We Włoszech dziennie wykrywa się od 150 do około 200 tysięcy zakażeń. Rząd walcząc z pandemią wprowadził kolejne zasady, które uderzą w niezaszczepionych.
Od 20 stycznia wymóg posiadania Green Pass, czyli cyfrowego certyfikatu potwierdzającego, że posiadacz został zaszczepiony, przetestowany z wynikiem negatywnym lub wyleczony Covid-19 został rozszerzony na salony fryzjerskie, salony piękności oraz wizyty w więzieniu.
Klienci, którzy naruszają nowe przepisy, są karani grzywną w wysokości od 400 do 1000 euro, podczas gdy pracownicy, którzy wchodzą do ich salonu bez Zielonej Przepustki, ryzykują karę grzywny do 1500 euro.
Kolejnym krokiem jest wprowadzenie obowiązku posiadania Green Pass w urzędach, bankach i urzędach pocztowych. Ma on zacząć obowiązywać od 1 lutego. Wymagany będzie podstawowy Green Pass.
Również 1 lutego rząd wprowadzi jednorazową grzywnę w wysokości 100 euro dla wszystkich Włochów i obcokrajowców w wieku powyżej 50 lat mieszkających we Włoszech, którzy nie zostali zaszczepieni przeciwko Covid-19.
System dwupoziomowy
Włochy stosują dwupoziomowy system Green Pass. „Podstawowy” certyfikat potwierdzający, że posiadacz został zaszczepiony, jest ozdrowieńcem lub posiada negatywny wynik testu na obecność COVID-19.
Natomiast Super Green Pass obejmuje jedynie osoby, które są zaszczepione lub są ozdrowieńcami.
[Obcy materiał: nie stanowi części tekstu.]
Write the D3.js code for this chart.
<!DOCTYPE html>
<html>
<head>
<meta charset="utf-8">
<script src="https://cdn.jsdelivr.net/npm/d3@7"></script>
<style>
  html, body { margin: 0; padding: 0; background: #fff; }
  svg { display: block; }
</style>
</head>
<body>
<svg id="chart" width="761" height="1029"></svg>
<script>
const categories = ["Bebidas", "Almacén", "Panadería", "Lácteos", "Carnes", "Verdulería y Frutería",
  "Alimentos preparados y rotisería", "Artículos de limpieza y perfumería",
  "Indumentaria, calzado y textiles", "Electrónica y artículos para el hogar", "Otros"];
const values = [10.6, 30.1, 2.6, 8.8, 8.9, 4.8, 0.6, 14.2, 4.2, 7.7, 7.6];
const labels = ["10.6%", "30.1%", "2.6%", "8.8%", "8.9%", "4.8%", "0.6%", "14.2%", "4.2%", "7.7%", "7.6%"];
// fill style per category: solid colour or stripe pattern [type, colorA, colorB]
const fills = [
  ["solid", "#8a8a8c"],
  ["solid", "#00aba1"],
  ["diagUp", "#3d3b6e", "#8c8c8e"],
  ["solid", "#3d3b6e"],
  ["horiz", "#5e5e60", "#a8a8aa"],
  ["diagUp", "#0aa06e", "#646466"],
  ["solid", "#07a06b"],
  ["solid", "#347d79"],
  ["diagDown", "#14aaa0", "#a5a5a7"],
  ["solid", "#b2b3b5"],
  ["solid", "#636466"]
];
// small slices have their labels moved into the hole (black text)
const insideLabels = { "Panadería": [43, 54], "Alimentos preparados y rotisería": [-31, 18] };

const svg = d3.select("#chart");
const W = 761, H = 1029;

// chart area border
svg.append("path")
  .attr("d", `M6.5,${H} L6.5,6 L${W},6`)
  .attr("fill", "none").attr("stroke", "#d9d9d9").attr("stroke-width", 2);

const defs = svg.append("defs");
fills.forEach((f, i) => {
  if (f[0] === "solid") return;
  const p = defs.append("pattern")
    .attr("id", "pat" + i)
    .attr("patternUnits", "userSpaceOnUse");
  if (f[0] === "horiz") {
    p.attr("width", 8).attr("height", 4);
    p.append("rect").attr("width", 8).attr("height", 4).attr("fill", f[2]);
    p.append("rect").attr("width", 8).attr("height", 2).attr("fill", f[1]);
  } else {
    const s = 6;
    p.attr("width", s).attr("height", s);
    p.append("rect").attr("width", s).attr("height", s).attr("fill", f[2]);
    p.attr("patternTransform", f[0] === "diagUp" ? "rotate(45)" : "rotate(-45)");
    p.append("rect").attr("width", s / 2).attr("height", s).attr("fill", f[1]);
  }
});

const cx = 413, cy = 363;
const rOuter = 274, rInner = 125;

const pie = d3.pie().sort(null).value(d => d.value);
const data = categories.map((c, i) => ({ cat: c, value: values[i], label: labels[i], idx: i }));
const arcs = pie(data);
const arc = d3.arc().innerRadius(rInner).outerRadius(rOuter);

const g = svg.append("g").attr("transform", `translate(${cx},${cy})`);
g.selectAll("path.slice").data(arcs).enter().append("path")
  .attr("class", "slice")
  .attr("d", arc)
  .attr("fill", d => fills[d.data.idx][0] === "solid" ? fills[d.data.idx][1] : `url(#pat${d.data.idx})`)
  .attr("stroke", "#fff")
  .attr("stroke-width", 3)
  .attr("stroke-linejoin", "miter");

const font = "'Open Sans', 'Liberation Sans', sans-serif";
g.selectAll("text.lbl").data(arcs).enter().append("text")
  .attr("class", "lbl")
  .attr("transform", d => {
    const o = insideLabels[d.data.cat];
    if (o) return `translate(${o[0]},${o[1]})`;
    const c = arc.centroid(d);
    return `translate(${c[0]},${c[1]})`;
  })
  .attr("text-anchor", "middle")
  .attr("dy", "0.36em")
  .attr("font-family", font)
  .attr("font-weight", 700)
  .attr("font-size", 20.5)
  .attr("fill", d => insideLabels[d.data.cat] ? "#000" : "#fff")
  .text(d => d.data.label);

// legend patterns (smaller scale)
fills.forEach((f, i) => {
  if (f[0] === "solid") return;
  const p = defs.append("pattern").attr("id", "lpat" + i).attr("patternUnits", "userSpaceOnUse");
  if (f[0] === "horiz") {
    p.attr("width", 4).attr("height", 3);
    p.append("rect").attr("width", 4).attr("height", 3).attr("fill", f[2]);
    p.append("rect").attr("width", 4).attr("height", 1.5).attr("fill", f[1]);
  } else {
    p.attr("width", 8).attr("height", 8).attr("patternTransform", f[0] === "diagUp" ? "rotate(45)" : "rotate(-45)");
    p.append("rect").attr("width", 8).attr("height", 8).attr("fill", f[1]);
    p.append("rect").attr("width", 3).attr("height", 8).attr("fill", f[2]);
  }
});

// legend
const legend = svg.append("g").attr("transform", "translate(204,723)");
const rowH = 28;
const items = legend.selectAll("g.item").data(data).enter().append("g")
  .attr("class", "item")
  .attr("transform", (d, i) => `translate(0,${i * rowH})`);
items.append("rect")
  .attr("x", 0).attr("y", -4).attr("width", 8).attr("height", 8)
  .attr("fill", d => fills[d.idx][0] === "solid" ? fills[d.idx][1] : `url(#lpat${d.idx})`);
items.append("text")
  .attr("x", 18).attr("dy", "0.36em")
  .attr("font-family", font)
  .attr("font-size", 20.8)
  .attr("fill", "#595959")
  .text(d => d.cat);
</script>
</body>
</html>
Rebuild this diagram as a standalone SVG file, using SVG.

W tym przypadku negatywny test nie ma znaczenia.
Od 10 stycznia Super Green Pass obowiązuje we wszystkich środkach transportu publicznego, w barach i restauracjach (zarówno w pomieszczeniach, jak i na zewnątrz), siłowniach i hotelach, a także w kinach, teatrach i na stadionach sportowych.
Oprócz tego od 15 lutego wszyscy pracownicy publiczni i prywatni w wieku powyżej 50 lat będą mogli uzyskać dostęp do swojego miejsca pracy tylko z Super Green Pass, podczas gdy istniejący podstawowy mandat Green Pass pozostanie w mocy dla pracowników poniżej 50. roku życia.
Niezaszczepieni nadal będą mieli dostęp do sklepów spożywczych, supermarketów, aptek i stacji paliw, a także kilku innych usług.